Les frères Coen, en tant qu'entité indissociable, génies du cinématographe de l'Amérique des paumés qui prennent leur vie en main, celle de Ronald Reagan, éclosent avec Blood Simple.
Ils sont deux et l'un débute les phrases que l'autre termine. Et inversement.
Ils chemineront dans des terres qu'on pensait effacées, aux accents qui ricochent, à la poussière et aux cadavres qu'on cache pas sous le tapis, et chemin faisant, révéleront ce qu'il peut y avoir de splendide dans la fange, là où tous les hommes sont des nuisibles.
Un pays qui se confond avec ses habitants, réduits à une excroissance, un cactus ou un vautour de plus dans le paysage.
Le voyage sera long, alors installe-toi confortablement, tu seras ballotté comme gréements. N'aie pas d'inquiétude, ils savent tracer la route et même si, dans leurs œuvres, à chaque fois, quelqu'un dégobille, invariablement de toi ils sauront prendre soin. Et t'arranger des pauses.
Déjà, modeler les choses pour qu'elles prennent les contours d'un monde fantasmé, confabuler leurs châteaux de sable dans leurs caboches de mômes encombrées de cinéma et de littérature. Éviter la vulgarité qui allait être la vague sur laquelle surferont tant de leurs congénères. Rester propre quand tout suinte autour de toi. Une gageure.
Ils convoquent leurs héros, William Faulkner, Billy Wilder, Raymond Chandler, Preston Sturges, Jim Thompson, Harold Lloyd ou Tex Avery, et font danser leurs influences comme dansent des reflets grotesques dans un miroir déformant.

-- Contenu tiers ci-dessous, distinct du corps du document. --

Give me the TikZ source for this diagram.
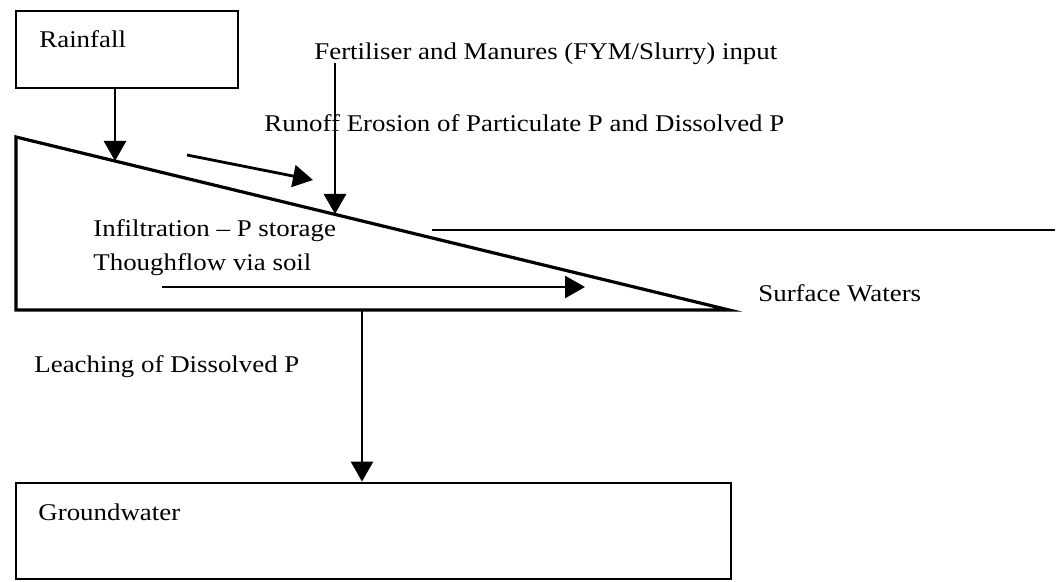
\documentclass[tikz,border=0pt]{standalone}
\usepackage{fontspec}
\setmainfont{Liberation Serif}[FakeStretch=1.12]
\usetikzlibrary{positioning,arrows.meta}

\begin{document}
\begin{tikzpicture}[x=0.5pt, y=-0.5pt, line width=1.4pt,
    flow/.style={-{Triangle[length=10pt,width=11pt]}},
    box/.style={draw, rectangle, inner sep=0pt},
    lbl/.style={anchor=base west, inner sep=0pt, font=\fontsize{12pt}{14pt}\selectfont}]

    \useasboundingbox (0,0) rectangle (1060,582);

    % Box della pioggia in alto a sinistra
    \node[box, minimum width=111pt, minimum height=38.5pt] (rainfall) at (127,49.5) {};
    \node[lbl] (rainlbl) at (38,48) {Rainfall};

    % Versante: triangolo con la cresta a sinistra e il piede a destra
    \coordinate (crest) at (16,137);
    \coordinate (toe) at (729,310);
    \coordinate (heel) at (16,310);
    \draw[line width=1.6pt] (crest) -- (toe) -- (heel) -- cycle;

    % Pioggia che cade sul versante
    \coordinate (rainhit) at (115,161);
    \draw[flow] (rainhit |- rainfall.south) -- (rainhit);

    % Apporto di fertilizzanti e ruscellamento
    \node[lbl] (fertlbl) at (313,60) {Fertiliser and Manures (FYM/Slurry) input};
    \node[lbl] (runofflbl) at (263,132) {Runoff Erosion of Particulate P and Dissolved P};
    \coordinate (fertin) at (335,63);
    \coordinate (fertout) at (335,214);
    \draw[flow] (fertin) -- (fertout);
    \coordinate (runin) at (187,155);
    \coordinate (runout) at (313,180);
    \draw[flow] (runin) -- (runout);

    % Flusso nel suolo
    \node[lbl] (infillbl) at (92,237) {Infiltration -- P storage};
    \node[lbl] (thrulbl) at (92,271) {Thoughflow via soil};
    \coordinate (thruin) at (162,287);
    \coordinate (thruout) at (585,287);
    \draw[flow] (thruin) -- (thruout);

    % Acque superficiali
    \coordinate (swleft) at (432,230);
    \coordinate (swright) at (1055,230);
    \draw (swleft) -- (swright);
    \node[lbl] (surflbl) at (757,302) {Surface Waters};

    % Lisciviazione verso la falda
    \node[box, minimum width=357.5pt, minimum height=48pt] (groundwater) at (373.5,531) {};
    \node[lbl] (gwlbl) at (37,520) {Groundwater};
    \node[lbl] (leachlbl) at (33,373) {Leaching of Dissolved P};
    \coordinate (leach) at (362,310);
    \draw[flow] (leach) -- (leach |- groundwater.north);

\end{tikzpicture}
\end{document}
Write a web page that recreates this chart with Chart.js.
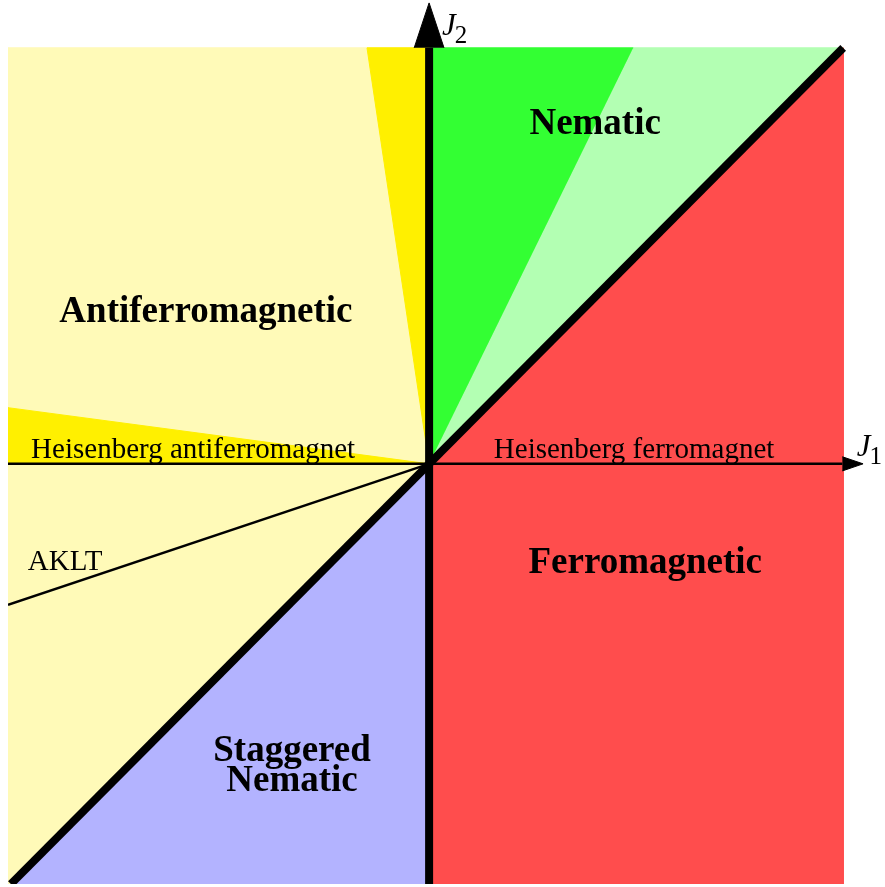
<!DOCTYPE html>
<html>
<head>
<meta charset="utf-8">
<title>J1-J2 phase diagram</title>
<script src="https://cdn.jsdelivr.net/npm/chart.js@4.4.1/dist/chart.umd.min.js"></script>
<style>
    html, body { margin: 0; padding: 0; background: #fff; }
    #wrap { width: 885px; height: 887px; position: relative; }
</style>
</head>
<body>
<div id="wrap"><canvas id="phaseChart"></canvas></div>
<script>
/* ================= DATA ================= */
// axis extents of the square (J1 horizontal, J2 vertical)
const j1Range = [-1.017, 1];
const j2Range = [-1.01, 1];
// view extends a bit past the square so the arrow heads fit
const viewX = [-1.017, 1.101];
const viewY = [-1.01, 1.115];

// phase regions, vertices in (J1, J2)
const afmRegion = [[0, 0], [0, 1], [-1.017, 1], [-1.017, -1.01], [-1.01, -1.01]];
const afmWedgeTop = [[0, 0], [-0.15, 1], [0, 1]];
const afmWedgeLeft = [[0, 0], [-1.017, 0.135], [-1.017, 0]];
const nematicRegion = [[0, 0], [0, 1], [0.493, 1]];
const nematicLight = [[0, 0], [0.493, 1], [1, 1]];
const ferroRegion = [[0, 0], [1, 1], [1, -1.01], [0, -1.01]];
const staggeredRegion = [[0, 0], [0, -1.01], [-1.01, -1.01]];

// lines
const j2Axis = [[0, -1.01], [0, 1]];
const diagonal = [[-1.01, -1.01], [1, 1]];
const j1Axis = [[-1.017, 0], [0.998, 0]];
const akltLine = [[0, 0], [-1.017, -0.339]];

// arrow heads
const j2Arrow = [[-0.036, 1], [0, 1.108], [0.036, 1]];
const j1Arrow = [[0.998, 0.017], [1.048, 0], [0.998, -0.017]];

// text labels
const phaseLabels = [
    { text: "Nematic", x: 0.401, y: 0.793, bold: true },
    { text: "Antiferromagnetic", x: -0.539, y: 0.34, bold: true },
    { text: "Ferromagnetic", x: 0.522, y: -0.262, bold: true },
    { text: "Staggered", x: -0.331, y: -0.714, bold: true },
    { text: "Nematic", x: -0.331, y: -0.786, bold: true },
    { text: "Heisenberg antiferromagnet", x: -0.57, y: 0.0144, bold: false },
    { text: "Heisenberg ferromagnet", x: 0.495, y: 0.0144, bold: false },
    { text: "AKLT", x: -0.879, y: -0.255, bold: false }
];
const axisLabels = [
    { name: "J", sub: "2", x: 0.031, y: 1.03 },
    { name: "J", sub: "1", x: 1.033, y: 0.02 }
];

/* ================= HELPERS ================= */
const SERIF = '"Liberation Serif", "DejaVu Serif", serif';
const pts = arr => arr.map(p => ({ x: p[0], y: p[1] }));

function region(data, color, order) {
    return {
        data: pts(data),
        showLine: true,
        fill: "shape",
        backgroundColor: color,
        borderColor: color,
        borderWidth: 1,
        pointRadius: 0,
        order: order
    };
}

function line(data, width) {
    return {
        data: pts(data),
        showLine: true,
        fill: false,
        borderColor: "#000",
        borderWidth: width,
        borderCapStyle: "butt",
        pointRadius: 0,
        order: 0
    };
}

/* ================= LABEL PLUGIN ================= */
const labelPlugin = {
    id: "phaseLabels",
    afterDatasetsDraw(chart) {
        const { ctx, scales } = chart;
        ctx.save();
        ctx.fillStyle = "#000";
        ctx.textBaseline = "alphabetic";
        phaseLabels.forEach(l => {
            ctx.font = l.bold ? `bold 37px ${SERIF}` : `29px ${SERIF}`;
            ctx.textAlign = "center";
            ctx.fillText(l.text, scales.x.getPixelForValue(l.x), scales.y.getPixelForValue(l.y));
        });
        axisLabels.forEach(l => {
            const px = scales.x.getPixelForValue(l.x);
            const py = scales.y.getPixelForValue(l.y);
            ctx.textAlign = "left";
            ctx.font = `italic 31px ${SERIF}`;
            ctx.fillText(l.name, px, py);
            const w = ctx.measureText(l.name).width;
            ctx.font = `25px ${SERIF}`;
            ctx.fillText(l.sub, px + w - 1, py + 8);
        });
        ctx.restore();
    }
};

/* ================= CHART ================= */
function buildChart() {
    const ctx = document.getElementById("phaseChart").getContext("2d");
    return new Chart(ctx, {
        type: "scatter",
        data: {
            datasets: [
                line(j2Axis, 8),
                line(diagonal, 8),
                line(j1Axis, 2.5),
                line(akltLine, 2.5),
                region(j2Arrow, "#000", 0),
                region(j1Arrow, "#000", 0),
                region(afmWedgeTop, "#fff000", 1),
                region(afmWedgeLeft, "#fff000", 1),
                region(afmRegion, "#fffab8", 2),
                region(nematicRegion, "#33ff33", 2),
                region(nematicLight, "#b3ffb3", 2),
                region(ferroRegion, "#ff4d4d", 2),
                region(staggeredRegion, "#b3b3ff", 2)
            ]
        },
        options: {
            responsive: true,
            maintainAspectRatio: false,
            animation: false,
            layout: { padding: { left: 8, right: 0, top: 0, bottom: 3 } },
            scales: {
                x: { type: "linear", min: viewX[0], max: viewX[1], display: false },
                y: { type: "linear", min: viewY[0], max: viewY[1], display: false }
            },
            plugins: {
                legend: { display: false },
                tooltip: { enabled: false }
            }
        },
        plugins: [labelPlugin]
    });
}

document.addEventListener("DOMContentLoaded", buildChart);
</script>
</body>
</html>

Elles s'entrechoquent et épousent un monde en biais, où le plus anodin des actes se transforme en conséquence fatale, où tu peux rire, paradoxe terrassant, d'un homme enterré vivant qui devrait te faire pleurer.
Premier chapitre en forme de variation sur le Film Noir, dans le pays du Western, genre dont ils distendent les règles sans les rompre, transformant le fil en élastique et tirant dessus jusqu'à le faire blanchir.
Financé au porte à porte pour 1,5 M de $, poli à quatre mains, ce premier film tiendrait presque du miracle.
Qu'ils jouent avec une voix-off qu'ils abandonnent aussitôt, qu'ils laissent l'atmosphère rurale prendre le pas sur un genre ancré dans l'urbain, qu'ils se lovent dans ce rythme lent foudroyé par des travellings impétueux que leur ami, Sam Raimi, n'aurait pas renié, ils empruntent tous les codes et les délestent des conventions.
Ils suivent le cortège, s'enferrent en enfer, ce paradis sur terre où la mort frappe au rythme génocide du tue-mouche électrique. Ils jouent des quiproquos, les maquillent en faux-semblants, et éclairent les fissures qu'ils rendent belles malgré les fosses à purin qu'elle recèlent en leur sein.
L'essai est parfois maladroit (la faute à un budget qui n'atteignait pas la hauteur de l'enveloppe coke de la série Marseille), le héros un brin falot, mais des maladresses qui ressemblent à ça, et je le dis à jeun, ou presque, j'en reprendrais tous les jours, mon capitaine.
Et puis cette mélodie implacable au piano, imparable. Une serviette éponge jetée sur une banquette arrière sanglante et le transfert irrémédiable, par capillarité, des auréoles pourpres.
1985, Joel et Ethan Coen entament le voyage. Celui qui fait que désormais, entre eux et moi, c'est à la vie à la mort.
Celui qui scelle pour toujours dans une poignée de main collante de salive la promesse d'être toujours là l'un pour l'autre, comme des potes.
Dans la poussière et le sang, les rires et le drame.